>> start Material

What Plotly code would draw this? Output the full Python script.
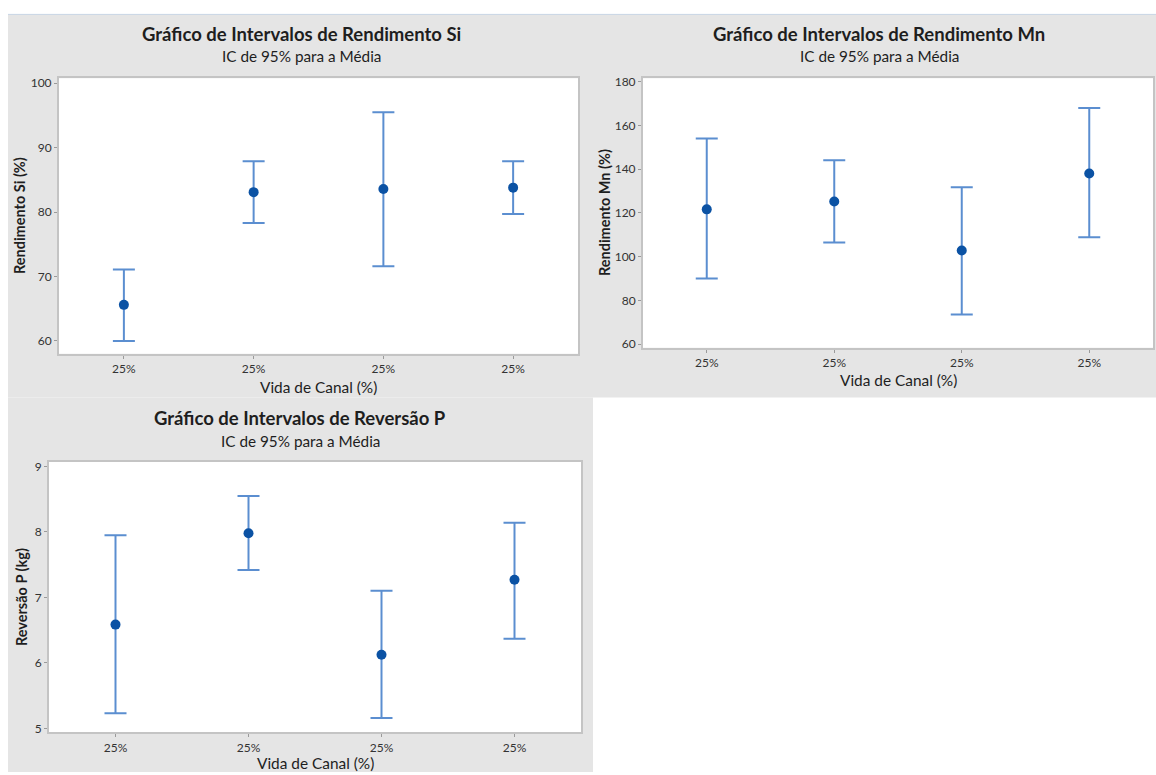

>> end Material
>> start Material

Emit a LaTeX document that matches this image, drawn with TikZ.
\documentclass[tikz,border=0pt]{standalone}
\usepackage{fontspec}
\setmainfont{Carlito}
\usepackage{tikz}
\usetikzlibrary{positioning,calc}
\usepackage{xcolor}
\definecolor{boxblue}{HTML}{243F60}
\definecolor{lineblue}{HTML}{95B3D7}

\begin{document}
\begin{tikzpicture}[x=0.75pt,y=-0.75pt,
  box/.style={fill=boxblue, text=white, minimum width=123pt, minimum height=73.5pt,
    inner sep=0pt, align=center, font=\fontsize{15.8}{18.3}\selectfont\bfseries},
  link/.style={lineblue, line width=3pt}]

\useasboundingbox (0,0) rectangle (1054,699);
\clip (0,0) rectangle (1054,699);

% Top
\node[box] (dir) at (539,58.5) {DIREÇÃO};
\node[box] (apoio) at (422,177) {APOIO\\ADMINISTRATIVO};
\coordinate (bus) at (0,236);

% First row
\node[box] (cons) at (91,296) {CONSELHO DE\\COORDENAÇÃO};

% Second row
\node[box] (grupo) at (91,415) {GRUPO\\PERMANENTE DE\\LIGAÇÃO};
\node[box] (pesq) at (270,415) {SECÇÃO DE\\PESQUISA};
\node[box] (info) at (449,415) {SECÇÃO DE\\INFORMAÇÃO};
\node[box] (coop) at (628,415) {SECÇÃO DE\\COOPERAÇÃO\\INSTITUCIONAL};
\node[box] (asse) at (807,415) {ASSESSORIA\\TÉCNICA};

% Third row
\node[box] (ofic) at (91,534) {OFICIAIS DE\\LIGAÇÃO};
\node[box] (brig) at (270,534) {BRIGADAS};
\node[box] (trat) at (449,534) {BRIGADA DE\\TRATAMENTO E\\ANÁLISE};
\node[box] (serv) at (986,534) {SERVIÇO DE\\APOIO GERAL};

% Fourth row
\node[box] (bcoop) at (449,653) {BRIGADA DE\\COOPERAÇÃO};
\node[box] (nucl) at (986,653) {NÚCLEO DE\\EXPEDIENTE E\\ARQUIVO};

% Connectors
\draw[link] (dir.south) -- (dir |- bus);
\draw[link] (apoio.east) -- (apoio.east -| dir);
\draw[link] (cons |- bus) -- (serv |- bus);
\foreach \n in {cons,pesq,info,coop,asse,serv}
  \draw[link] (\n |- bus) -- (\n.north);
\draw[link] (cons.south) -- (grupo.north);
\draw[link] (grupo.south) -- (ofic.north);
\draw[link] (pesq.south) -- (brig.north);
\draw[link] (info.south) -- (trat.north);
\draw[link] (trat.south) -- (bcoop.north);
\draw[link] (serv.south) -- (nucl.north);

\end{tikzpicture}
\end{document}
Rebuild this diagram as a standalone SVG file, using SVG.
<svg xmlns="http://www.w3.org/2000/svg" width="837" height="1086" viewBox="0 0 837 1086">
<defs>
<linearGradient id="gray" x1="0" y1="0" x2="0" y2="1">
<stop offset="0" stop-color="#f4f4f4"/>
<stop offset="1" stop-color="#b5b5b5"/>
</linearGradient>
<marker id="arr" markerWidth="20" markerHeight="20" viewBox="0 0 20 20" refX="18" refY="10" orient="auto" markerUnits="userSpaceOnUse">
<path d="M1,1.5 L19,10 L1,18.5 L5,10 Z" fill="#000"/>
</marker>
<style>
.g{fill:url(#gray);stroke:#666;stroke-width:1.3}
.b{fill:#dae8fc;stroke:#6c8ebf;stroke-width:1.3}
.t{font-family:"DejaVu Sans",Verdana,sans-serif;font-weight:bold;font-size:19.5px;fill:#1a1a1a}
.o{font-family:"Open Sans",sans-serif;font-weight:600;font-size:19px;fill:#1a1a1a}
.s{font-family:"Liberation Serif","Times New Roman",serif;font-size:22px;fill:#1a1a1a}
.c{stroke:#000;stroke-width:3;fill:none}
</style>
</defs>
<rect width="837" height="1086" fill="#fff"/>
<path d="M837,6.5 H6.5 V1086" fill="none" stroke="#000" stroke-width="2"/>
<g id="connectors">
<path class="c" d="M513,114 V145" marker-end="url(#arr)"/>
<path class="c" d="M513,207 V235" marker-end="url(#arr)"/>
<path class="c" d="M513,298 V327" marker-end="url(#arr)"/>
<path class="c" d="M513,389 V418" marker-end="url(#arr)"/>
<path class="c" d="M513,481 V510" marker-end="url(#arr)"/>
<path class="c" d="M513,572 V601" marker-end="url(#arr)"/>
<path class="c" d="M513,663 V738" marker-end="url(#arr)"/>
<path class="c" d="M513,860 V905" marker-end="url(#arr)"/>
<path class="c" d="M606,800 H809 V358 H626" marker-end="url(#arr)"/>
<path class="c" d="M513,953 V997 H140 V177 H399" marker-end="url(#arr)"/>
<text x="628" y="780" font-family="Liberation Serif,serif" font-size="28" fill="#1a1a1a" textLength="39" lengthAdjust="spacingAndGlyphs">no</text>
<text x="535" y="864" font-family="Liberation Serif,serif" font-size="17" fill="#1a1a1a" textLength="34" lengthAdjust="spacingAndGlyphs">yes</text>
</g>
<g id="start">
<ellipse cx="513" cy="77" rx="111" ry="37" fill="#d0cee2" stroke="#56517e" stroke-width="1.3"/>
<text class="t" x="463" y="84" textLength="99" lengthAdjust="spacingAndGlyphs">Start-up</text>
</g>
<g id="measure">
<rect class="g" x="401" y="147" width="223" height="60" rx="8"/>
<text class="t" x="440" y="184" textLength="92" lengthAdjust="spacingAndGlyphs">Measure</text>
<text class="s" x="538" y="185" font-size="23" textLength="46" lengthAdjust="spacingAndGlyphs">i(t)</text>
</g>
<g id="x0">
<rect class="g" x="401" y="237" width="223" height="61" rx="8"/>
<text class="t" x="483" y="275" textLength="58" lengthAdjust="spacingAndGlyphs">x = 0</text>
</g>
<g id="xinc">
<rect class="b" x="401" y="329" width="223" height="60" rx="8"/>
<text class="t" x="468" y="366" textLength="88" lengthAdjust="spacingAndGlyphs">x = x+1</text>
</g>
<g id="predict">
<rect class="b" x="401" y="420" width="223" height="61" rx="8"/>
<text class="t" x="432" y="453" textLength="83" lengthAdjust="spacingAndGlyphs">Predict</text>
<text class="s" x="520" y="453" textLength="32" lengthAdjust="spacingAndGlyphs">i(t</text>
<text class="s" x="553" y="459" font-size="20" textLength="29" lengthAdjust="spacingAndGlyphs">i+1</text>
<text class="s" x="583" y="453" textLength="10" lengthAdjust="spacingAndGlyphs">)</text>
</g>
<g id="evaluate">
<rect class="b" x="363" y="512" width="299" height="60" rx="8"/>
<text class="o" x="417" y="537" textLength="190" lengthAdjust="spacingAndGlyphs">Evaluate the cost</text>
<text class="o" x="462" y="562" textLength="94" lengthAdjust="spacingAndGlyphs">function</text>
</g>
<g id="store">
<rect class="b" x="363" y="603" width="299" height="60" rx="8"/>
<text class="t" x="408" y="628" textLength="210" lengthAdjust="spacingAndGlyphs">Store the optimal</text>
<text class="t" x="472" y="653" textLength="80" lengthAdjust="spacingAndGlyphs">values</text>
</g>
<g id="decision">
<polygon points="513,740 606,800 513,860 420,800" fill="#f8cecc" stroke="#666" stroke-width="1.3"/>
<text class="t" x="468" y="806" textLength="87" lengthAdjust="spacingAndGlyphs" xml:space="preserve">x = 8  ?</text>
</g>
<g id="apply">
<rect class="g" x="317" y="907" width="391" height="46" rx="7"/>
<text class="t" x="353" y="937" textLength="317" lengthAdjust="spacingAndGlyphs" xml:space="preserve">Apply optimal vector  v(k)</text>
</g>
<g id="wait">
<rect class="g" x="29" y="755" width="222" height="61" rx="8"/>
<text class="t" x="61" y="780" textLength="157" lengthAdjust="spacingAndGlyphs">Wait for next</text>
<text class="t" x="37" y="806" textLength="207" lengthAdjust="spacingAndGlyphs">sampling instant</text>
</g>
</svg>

>> end Material

Work to be completed
Quote exactly the lines running from the line with "Emit a LaTeX" through the line with "(nucl) at (986,653)", both ends included, and nothing more.

Exercise result
Emit a LaTeX document that matches this image, drawn with TikZ.
\documentclass[tikz,border=0pt]{standalone}
\usepackage{fontspec}
\setmainfont{Carlito}
\usepackage{tikz}
\usetikzlibrary{positioning,calc}
\usepackage{xcolor}
\definecolor{boxblue}{HTML}{243F60}
\definecolor{lineblue}{HTML}{95B3D7}

\begin{document}
\begin{tikzpicture}[x=0.75pt,y=-0.75pt,
  box/.style={fill=boxblue, text=white, minimum width=123pt, minimum height=73.5pt,
    inner sep=0pt, align=center, font=\fontsize{15.8}{18.3}\selectfont\bfseries},
  link/.style={lineblue, line width=3pt}]

\useasboundingbox (0,0) rectangle (1054,699);
\clip (0,0) rectangle (1054,699);

% Top
\node[box] (dir) at (539,58.5) {DIREÇÃO};
\node[box] (apoio) at (422,177) {APOIO\\ADMINISTRATIVO};
\coordinate (bus) at (0,236);

% First row
\node[box] (cons) at (91,296) {CONSELHO DE\\COORDENAÇÃO};

% Second row
\node[box] (grupo) at (91,415) {GRUPO\\PERMANENTE DE\\LIGAÇÃO};
\node[box] (pesq) at (270,415) {SECÇÃO DE\\PESQUISA};
\node[box] (info) at (449,415) {SECÇÃO DE\\INFORMAÇÃO};
\node[box] (coop) at (628,415) {SECÇÃO DE\\COOPERAÇÃO\\INSTITUCIONAL};
\node[box] (asse) at (807,415) {ASSESSORIA\\TÉCNICA};

% Third row
\node[box] (ofic) at (91,534) {OFICIAIS DE\\LIGAÇÃO};
\node[box] (brig) at (270,534) {BRIGADAS};
\node[box] (trat) at (449,534) {BRIGADA DE\\TRATAMENTO E\\ANÁLISE};
\node[box] (serv) at (986,534) {SERVIÇO DE\\APOIO GERAL};

% Fourth row
\node[box] (bcoop) at (449,653) {BRIGADA DE\\COOPERAÇÃO};
\node[box] (nucl) at (986,653) {NÚCLEO DE\\EXPEDIENTE E\\ARQUIVO};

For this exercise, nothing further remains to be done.